Nevertheless, Chinese steel output is expected to decline moving ahead as Beijing has started implementing a four-month reduction in production to streamline its burgeoning steel sector and control pollution during the winter months (lasting until the middle of March 2018). The Hebei province – China’s top steel producing region – is looking to shutter 50% of its steel capacity during winter in a bid to clean up the environment.
Overall, China is expected to cut its steel production capacity by around 50 million metric tons in 2017. The country’s actions to reduce its excess steel supply during winter are also expected to lend support to global steel prices moving ahead. This is also expected to tighten global steel output in the coming months.

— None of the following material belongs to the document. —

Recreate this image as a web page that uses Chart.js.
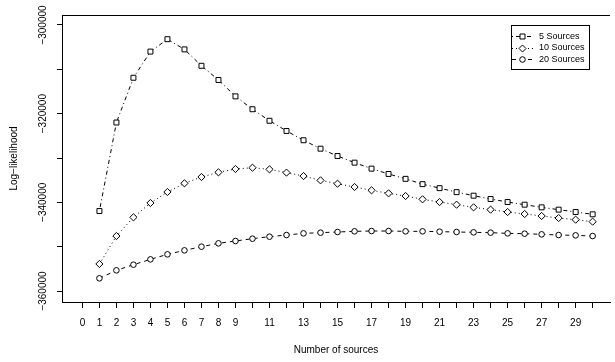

China’s finished steel exports also slumped around 35% year over year to 4.98 million tons in October, per data released by the General Administration of Customs. The country’s steel exports are also down roughly 30% for the first ten months of 2017. Positive rulings in trade cases (resulting in levy of heavy tariffs) against China is contributing to a decline in Chinese steel exports.
How Other Key Producers Fared in October?
Among other major Asian producers, Japan saw a 1% decline in production to 9 Mt in October following a 2% rise a month ago. Production in India went up 5.3% to 8.6 Mt in October. Higher domestic steel prices and increasing local demand are benefiting Indian steel mills. South Korea raked in a 4% gain to 6.2 Mt. Consolidated output were up 5.7% to 99.8 Mt in Asia.
In North America, crude steel production climbed 12% to 7 Mt in the United States. Output in Canada shot up 13.4% to around 1.1 Mt. Overall production for the region was up 9.3% to roughly 9.8 Mt.
In the Europe Union, production from Germany – the biggest producer in the region – rose 2.7% to 3.6 Mt. Output went up 6.1% in Italy to 2.3 Mt while rising 1.6% to 1.4 Mt in France. Spain saw a 11.9% jump to 1.3 Mt. Total output rose 3.4% in the European Union to 14.7 Mt.
Output in the Middle East surged 18% to 3 Mt with with Iran, the top producer in the region, seeing a 24.2% rise to 2 Mt. Africa logged a 19% gain to 1.2 Mt in the reported month.
Among other notable producers, production from Turkey was up 11.1% to 3.3 Mt. Output from Brazil, the largest producer in South America, increased 3.9% to 3 Mt.
Crude steel capacity utilization ratio for the reporting countries was 73% in October 2017, up from 70% a year ago and down from 73.6% in the previous month.
Demand Outlook Suggests Recovery
The WSA, last month, said that it sees global steel demand to expand 7% in 2017 following a 1% rise in 2016. Steel consumption in China is expected to go up 12.4% this year as closure of most of its outdated induction furnaces are expected to lead to a jump in steel use. Global steel demand barring China is expected to rise 2.6% in 2017.
A cyclical upturn in steel demand this year has been backed by strong economic momentum across advanced and developing economies. The U.S. economy is showing strong fundamentals on the back of improving business confidence and healthy consumer spending. Steel demand in the United States is expected to rise 4.8% this year.
Moreover, Eurozone’s economic recovery continues apace, as evident from recent upbeat economic data. The region’s recovery is backed by declining unemployment and strengthening business and consumer confidence. The WSA sees steel demand in the European Union to go up 2.5% in 2017. This augurs well for companies like ArcelorMittal MT , which generates almost half of revenues from this region. United States Steel Corporation X also has a significant presence in Europe.
Demand in emerging and developing economies (barring China) is also expected to rise 2.8% this year. Developing economies are gaining from an upturn in the world economy and economic reforms across several countries including India and Brazil.